Saturday morning I lazed around while Alison and SiS wandered around the local shops, then in the afternoon we once again hit Soho, this time in shopping mode. Three bookshops and I didn't buy anything. How's that for willpower, especially from a book whore? More frustratingly, four comic shops and I hadn't found a copy of Green Lantern #155.

However, our first choice of restaurant for Saturday evening was opposite a fifth comic shop, and the fifth one was the charm. Finally, I have GL #155. Finally, I know the exact details behind Kyle's decision to leave Earth following Terry's attack. It was intense stuff, and knowing the outcome of the comic really didn't spoil it one bit.

Naturally, the fact that I used the phrase "first choice" meant that we didn't eat there, mostly because I didn't really fancy it.
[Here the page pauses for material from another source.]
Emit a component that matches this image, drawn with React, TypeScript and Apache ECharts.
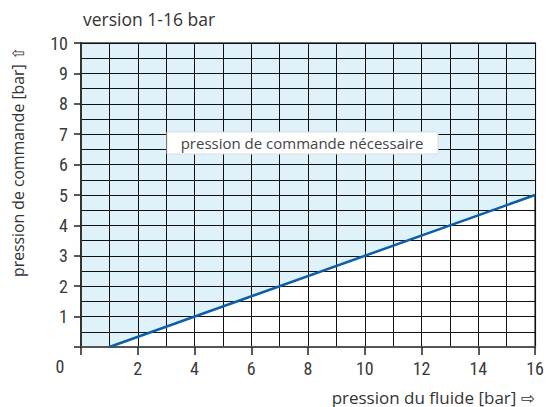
import React, { useEffect, useRef } from "react";
import * as echarts from "echarts";

const title = "version 1-16 bar";
const xName = "pression du fluide [bar] ⇨";
const yName = "pression de commande [bar] ⇧";
const regionLabel = "pression de commande nécessaire";
const xMin = 0, xMax = 16, xStep = 2;
const yMin = 0, yMax = 10, yStep = 1;
const curve: [number, number][] = [[1, 0], [16, 5]];
const regionBoundary: [number, number][] = [[0, 0], [1, 0], [16, 5]];

const FONT = "'Open Sans', 'DejaVu Sans', sans-serif";
const NUMFONT = "'Liberation Sans Narrow', 'Roboto Condensed', Roboto, sans-serif";

export default function App() {
  const ref = useRef<HTMLDivElement>(null);
  useEffect(() => {
    const chart = echarts.init(ref.current!, null, { renderer: "svg" });
    chart.setOption({
      animation: false,
      backgroundColor: "#ffffff",
      grid: { left: 81, right: 10, top: 43, bottom: 60, show: true, borderColor: "#6a6a6a", borderWidth: 2, backgroundColor: "transparent" },
      xAxis: {
        type: "value", min: xMin, max: xMax, interval: xStep, z: 5,
        axisLine: { show: true, onZero: false, lineStyle: { color: "#555", width: 2 } },
        axisTick: { show: true, length: 8, lineStyle: { color: "#222", width: 1.5 } },
        axisLabel: { margin: 12, fontSize: 18, color: "#3a3a3a", fontFamily: NUMFONT, formatter: (v: number) => (v === 0 ? "" : String(v)) },
        splitLine: { show: true, lineStyle: { color: "#111", width: 1 } },
        minorTick: { show: false, splitNumber: 2 },
        minorSplitLine: { show: true, lineStyle: { color: "#111", width: 1 } },
      },
      yAxis: {
        type: "value", min: yMin, max: yMax, interval: yStep, z: 5,
        axisLine: { show: true, onZero: false, lineStyle: { color: "#333", width: 2 } },
        axisTick: { show: true, length: 7, lineStyle: { color: "#222", width: 1.5 } },
        axisLabel: { margin: 13, fontSize: 18, color: "#3a3a3a", fontFamily: NUMFONT, formatter: (v: number) => (v === 0 ? "" : String(v)) },
        splitLine: { show: true, lineStyle: { color: "#111", width: 1 } },
        minorTick: { show: false, splitNumber: 2 },
        minorSplitLine: { show: true, lineStyle: { color: "#111", width: 1 } },
      },
      series: [
        {
          type: "line", data: regionBoundary, symbol: "none", z: 0, silent: true,
          lineStyle: { opacity: 0, width: 0 },
          areaStyle: { color: "#dff2fa", opacity: 1, origin: "end" },
        },
        {
          type: "line", data: curve, symbol: "none", z: 10,
          lineStyle: { color: "#0c5ea8", width: 2.5 },
        },
      ],
      graphic: [
        { type: "text", x: 83, y: 19, style: { text: title, fontSize: 17.5, fill: "#333", fontFamily: FONT, verticalAlign: "middle" } },
        { type: "text", x: 60, y: 366, style: { text: "0", fontSize: 18, fill: "#3a3a3a", fontFamily: NUMFONT, align: "center", verticalAlign: "middle" } },
        { type: "text", x: 535, y: 397, style: { text: xName, fontSize: 17, fill: "#333", fontFamily: FONT, align: "right", verticalAlign: "middle" } },
        { type: "text", x: 18, y: 162, rotation: Math.PI / 2, style: { text: yName, fontSize: 15.8, fill: "#333", fontFamily: FONT, align: "center", verticalAlign: "middle" } },
        { type: "rect", z: 20, shape: { x: 167, y: 132, width: 271, height: 22 }, style: { fill: "#ffffff", stroke: "#dcdcdc", lineWidth: 1 } },
        { type: "text", z: 21, x: 302, y: 143, style: { text: regionLabel, fontSize: 15, fill: "#444", fontFamily: FONT, align: "center", verticalAlign: "middle" } },
      ],
    });
    return () => chart.dispose();
  }, []);
  return <div ref={ref} style={{ position: "absolute", left: 0, top: 0, width: 547, height: 407 }} />;
}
Instead we went to a Thai place just around the corner from the Lyric Theatre. Yeah, there are lots of theatres in Soho, so why did I pick that one? Because after eats we went there to see Hitchcock Blonde, that's why!

As you'd expect for something associated with Hitchcock there was a fair element of the psychologically mindgames to it, with the story of the play having 3 different timelines, one in 1999, one in 1959 during the filming of Psycho, and one in 1919 early on in Hitchcock's career. None of the play itself was set in 1919, but surmising what happened then was an important part of the goings on during the 1999 bit. The 1959 bit mostly involved Hitchcock himself - played by William Hootkins, who has been in everything. Read his Bio, it's true - and the body double for the shower-scene in Psycho, played by Rosamunde Pike. She was the blonde ice-maiden Bond-girl in Die Another Day. And, in one scene of the play, she was completely naked.

I've got some comments to make on that, other that the obligatory "Rowr!" comment. After the play (which was very good, lots of intrigue etc.) SiS made the comment "When she did that I thought 'Gareth will like that'." This bugged me. It seems that because I'm less discrete about ogling that most other men who, being men, ogle just as much as I do, that I have a reputation for being a lecherous ogly perv. Or something. And it's not like I'm more pervy than other men are or anything, just that I'm less inclined to hold back comments to that effect in deference to societal nicities.

The fact that it bugged me was only complicated by the fact that I was already bugged by my somewhat pervy reaction to the whole thing in the first place. The idea that Hitchcock's heroines often died in the nude and hence body-doubles were often employed for this purpose was key to the play and early on when this became apparent a part of me was hoping that there'd be some nudity later on. When it finally did happen I then felt bad for hoping that it would. So with this already bouncing around my head, SiS's comments didn't do much to make me feel less entangled in my own psyche (and everyone else's, I guess).

Another thing about it was a realisation from the fact that I spotted the potential for nudity early on and hoped that it would come about. Like I said, I don't tend to think that I'm any more pervy than other men, only that I'm less discrete about it. So I wouldn't have been the only one in the theatre who was going "Rowr!" to himself when it happened. But everyone treats it solemnly, with the excuse that it's art. Art or not, it still amounts to a very brave woman showing her rude bits in front of a couple of thousand people. Art or not, there is still an element of titilation to the whole thing. The idea that the only thing that makes it okay is that it's art is something of a double-standard. I don't have a problem with it either way, I just don't see why people say that it's art and pretend not to be titilated by the whole thing.

Gah, I've run out of time, you'll have to wait to know what happened today.